(Records for the task):
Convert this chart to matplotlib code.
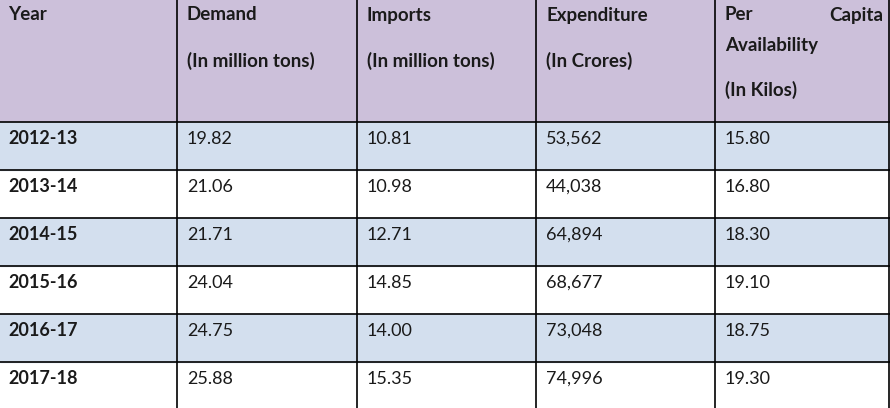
import matplotlib.pyplot as plt
from matplotlib.patches import Rectangle

# Datos de la tabla
years = ["2012-13", "2013-14", "2014-15", "2015-16", "2016-17", "2017-18"]
demand = ["19.82", "21.06", "21.71", "24.04", "24.75", "25.88"]
imports = ["10.81", "10.98", "12.71", "14.85", "14.00", "15.35"]
expenditure = ["53,562", "44,038", "64,894", "68,677", "73,048", "74,996"]
per_capita = ["15.80", "16.80", "18.30", "19.10", "18.75", "19.30"]

headers = ["Year", "Demand", "Imports", "Expenditure", "Per Capita"]
subheaders = ["", "(In million tons)", "(In million tons)", "(In Crores)", ""]

# Geometria en pixeles
col_edges = [0, 177, 357, 536, 715, 890]
header_h = 122
row_h = 48
W, H = 890, 408

plt.rcParams["font.family"] = ["Lato", "DejaVu Sans"]
fig = plt.figure(figsize=(W / 100, H / 100), dpi=100)
ax = fig.add_axes([0, 0, 1, 1])
ax.set_xlim(0, W)
ax.set_ylim(H, 0)
ax.axis("off")

header_color = "#CCC0DA"
stripe_color = "#D3DFEE"
fs = 13
fs_h = 13.5
txt = "#1a1a1a"

# Fondo de cabecera
ax.add_patch(Rectangle((0, 0), W, header_h, color=header_color, zorder=0))

# Filas
columns = [years, demand, imports, expenditure, per_capita]
for i in range(len(years)):
    y0 = header_h + i * row_h
    if i % 2 == 0:
        ax.add_patch(Rectangle((0, y0), W, row_h, color=stripe_color, zorder=0))
    for j, col in enumerate(columns):
        ax.text(col_edges[j] + (8 if j == 0 else 10), y0 + 17, col[i], fontsize=fs,
                va="center", ha="left", color=txt,
                fontweight="bold" if j == 0 else "normal")

# Lineas
for k in range(len(years)):
    y = header_h + k * row_h
    ax.plot([0, W], [y, y], color="black", lw=1.2)
for x in col_edges[1:-1]:
    ax.plot([x, x], [0, H], color="black", lw=1.2)
ax.plot([W - 1, W - 1], [0, H], color="black", lw=1.2)

# Cabecera
for j, h in enumerate(headers[:4]):
    xoff = 8 if j == 0 else 10
    ax.text(col_edges[j] + xoff, 15, h, fontsize=fs_h, fontweight="bold",
            va="center", ha="left", color=txt)
    if subheaders[j]:
        ax.text(col_edges[j] + xoff, 61, subheaders[j], fontsize=fs_h,
                fontweight="bold", va="center", ha="left", color=txt)

# Ultima columna justificada
x0 = col_edges[4] + 10
ax.text(x0, 15, "Per", fontsize=fs_h, fontweight="bold", va="center", ha="left", color=txt)
ax.text(W - 7, 15, "Capita", fontsize=fs_h, fontweight="bold", va="center", ha="right", color=txt)
ax.text(x0, 45, "Availability", fontsize=fs_h, fontweight="bold", va="center", ha="left", color=txt)
ax.text(x0, 90, "(In Kilos)", fontsize=fs_h, fontweight="bold", va="center", ha="left", color=txt)

fig.savefig("out.png", dpi=100)
plt.close(fig)
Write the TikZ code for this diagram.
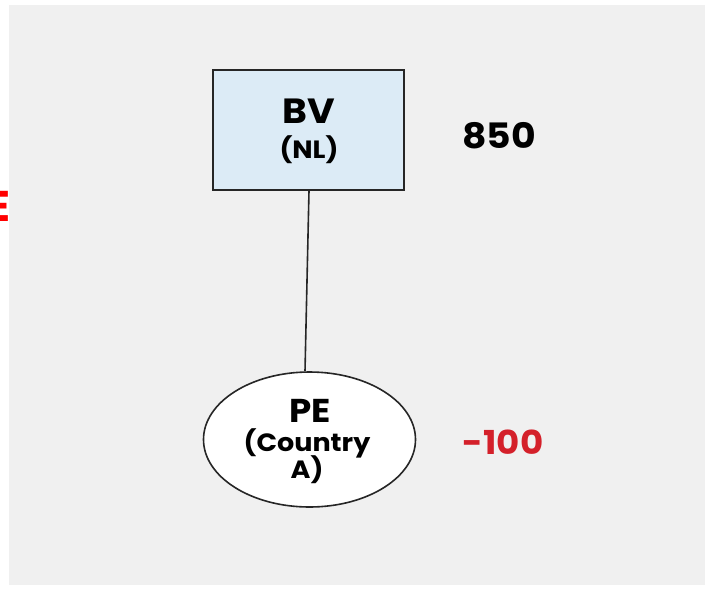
\documentclass[tikz,border=0pt]{standalone}
\usepackage{fontspec}
\setmainfont{Poppins}[UprightFont=* Bold, BoldFont=* Bold, FakeStretch=1.08]
\usetikzlibrary{shapes.geometric}
\definecolor{bggray}{HTML}{F0F0F0}
\definecolor{boxblue}{HTML}{DCEBF6}
\definecolor{numred}{HTML}{D4202A}
\tikzset{
  px/.style={x=1pt,y=-1pt},
  entity/.style={draw=black!85,line width=1.6pt,inner sep=0pt,align=center},
  amount/.style={inner sep=0pt,font=\fontsize{35}{36}\selectfont}
}
\begin{document}
\begin{tikzpicture}[px]
\useasboundingbox (0,0) rectangle (705,598);
\fill[white] (0,0) rectangle (705,598);
\fill[bggray] (9,5) rectangle (705,585);
% cut-off red letter at the left edge
\node[anchor=east,inner sep=0pt,text=red,font=\fontsize{43}{43}\selectfont] (cut) at (11,206) {E};
% BV box
\node[entity,rectangle,fill=boxblue,minimum width=191pt,minimum height=120pt] (bv) at (308.5,130) {};
\node[inner sep=0pt,font=\fontsize{35}{35}\selectfont] (bvt) at (309,111) {BV};
\node[inner sep=0pt,font=\fontsize{25}{25}\selectfont] (bvs) at (309,150) {(NL)};
% PE ellipse
\node[entity,ellipse,fill=white,minimum width=212pt,minimum height=135pt] (pe) at (309.5,439.5) {};
\node[inner sep=0pt,font=\fontsize{33}{33}\selectfont] (pet) at (310,411) {PE};
\node[inner sep=0pt,align=center,font=\fontsize{25}{25}\selectfont] (pes) at (307,456) {(Country\\[-3pt]A)};
% connector
\draw[line width=1.6pt,black!85] (bv.south) ++(0.5,0) coordinate (top) -- (pe.north -| 305,0);
% amounts
\node[amount] (a1) at (499,136) {850};
\node[amount,text=numred,font=\fontsize{33}{34}\selectfont] (a2) at (503,442) {-100};
\end{tikzpicture}
\end{document}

(Problem to solve): Repeat each record exactly, with the pictures left out.

(Response to the exercise):
Convert this chart to matplotlib code.
import matplotlib.pyplot as plt
from matplotlib.patches import Rectangle

# Datos de la tabla
years = ["2012-13", "2013-14", "2014-15", "2015-16", "2016-17", "2017-18"]
demand = ["19.82", "21.06", "21.71", "24.04", "24.75", "25.88"]
imports = ["10.81", "10.98", "12.71", "14.85", "14.00", "15.35"]
expenditure = ["53,562", "44,038", "64,894", "68,677", "73,048", "74,996"]
per_capita = ["15.80", "16.80", "18.30", "19.10", "18.75", "19.30"]

headers = ["Year", "Demand", "Imports", "Expenditure", "Per Capita"]
subheaders = ["", "(In million tons)", "(In million tons)", "(In Crores)", ""]

# Geometria en pixeles
col_edges = [0, 177, 357, 536, 715, 890]
header_h = 122
row_h = 48
W, H = 890, 408

plt.rcParams["font.family"] = ["Lato", "DejaVu Sans"]
fig = plt.figure(figsize=(W / 100, H / 100), dpi=100)
ax = fig.add_axes([0, 0, 1, 1])
ax.set_xlim(0, W)
ax.set_ylim(H, 0)
ax.axis("off")

header_color = "#CCC0DA"
stripe_color = "#D3DFEE"
fs = 13
fs_h = 13.5
txt = "#1a1a1a"

# Fondo de cabecera
ax.add_patch(Rectangle((0, 0), W, header_h, color=header_color, zorder=0))

# Filas
columns = [years, demand, imports, expenditure, per_capita]
for i in range(len(years)):
    y0 = header_h + i * row_h
    if i % 2 == 0:
        ax.add_patch(Rectangle((0, y0), W, row_h, color=stripe_color, zorder=0))
    for j, col in enumerate(columns):
        ax.text(col_edges[j] + (8 if j == 0 else 10), y0 + 17, col[i], fontsize=fs,
                va="center", ha="left", color=txt,
                fontweight="bold" if j == 0 else "normal")

# Lineas
for k in range(len(years)):
    y = header_h + k * row_h
    ax.plot([0, W], [y, y], color="black", lw=1.2)
for x in col_edges[1:-1]:
    ax.plot([x, x], [0, H], color="black", lw=1.2)
ax.plot([W - 1, W - 1], [0, H], color="black", lw=1.2)

# Cabecera
for j, h in enumerate(headers[:4]):
    xoff = 8 if j == 0 else 10
    ax.text(col_edges[j] + xoff, 15, h, fontsize=fs_h, fontweight="bold",
            va="center", ha="left", color=txt)
    if subheaders[j]:
        ax.text(col_edges[j] + xoff, 61, subheaders[j], fontsize=fs_h,
                fontweight="bold", va="center", ha="left", color=txt)

# Ultima columna justificada
x0 = col_edges[4] + 10
ax.text(x0, 15, "Per", fontsize=fs_h, fontweight="bold", va="center", ha="left", color=txt)
ax.text(W - 7, 15, "Capita", fontsize=fs_h, fontweight="bold", va="center", ha="right", color=txt)
ax.text(x0, 45, "Availability", fontsize=fs_h, fontweight="bold", va="center", ha="left", color=txt)
ax.text(x0, 90, "(In Kilos)", fontsize=fs_h, fontweight="bold", va="center", ha="left", color=txt)

fig.savefig("out.png", dpi=100)
plt.close(fig)
Write the TikZ code for this diagram.
\documentclass[tikz,border=0pt]{standalone}
\usepackage{fontspec}
\setmainfont{Poppins}[UprightFont=* Bold, BoldFont=* Bold, FakeStretch=1.08]
\usetikzlibrary{shapes.geometric}
\definecolor{bggray}{HTML}{F0F0F0}
\definecolor{boxblue}{HTML}{DCEBF6}
\definecolor{numred}{HTML}{D4202A}
\tikzset{
  px/.style={x=1pt,y=-1pt},
  entity/.style={draw=black!85,line width=1.6pt,inner sep=0pt,align=center},
  amount/.style={inner sep=0pt,font=\fontsize{35}{36}\selectfont}
}
\begin{document}
\begin{tikzpicture}[px]
\useasboundingbox (0,0) rectangle (705,598);
\fill[white] (0,0) rectangle (705,598);
\fill[bggray] (9,5) rectangle (705,585);
% cut-off red letter at the left edge
\node[anchor=east,inner sep=0pt,text=red,font=\fontsize{43}{43}\selectfont] (cut) at (11,206) {E};
% BV box
\node[entity,rectangle,fill=boxblue,minimum width=191pt,minimum height=120pt] (bv) at (308.5,130) {};
\node[inner sep=0pt,font=\fontsize{35}{35}\selectfont] (bvt) at (309,111) {BV};
\node[inner sep=0pt,font=\fontsize{25}{25}\selectfont] (bvs) at (309,150) {(NL)};
% PE ellipse
\node[entity,ellipse,fill=white,minimum width=212pt,minimum height=135pt] (pe) at (309.5,439.5) {};
\node[inner sep=0pt,font=\fontsize{33}{33}\selectfont] (pet) at (310,411) {PE};
\node[inner sep=0pt,align=center,font=\fontsize{25}{25}\selectfont] (pes) at (307,456) {(Country\\[-3pt]A)};
% connector
\draw[line width=1.6pt,black!85] (bv.south) ++(0.5,0) coordinate (top) -- (pe.north -| 305,0);
% amounts
\node[amount] (a1) at (499,136) {850};
\node[amount,text=numred,font=\fontsize{33}{34}\selectfont] (a2) at (503,442) {-100};
\end{tikzpicture}
\end{document}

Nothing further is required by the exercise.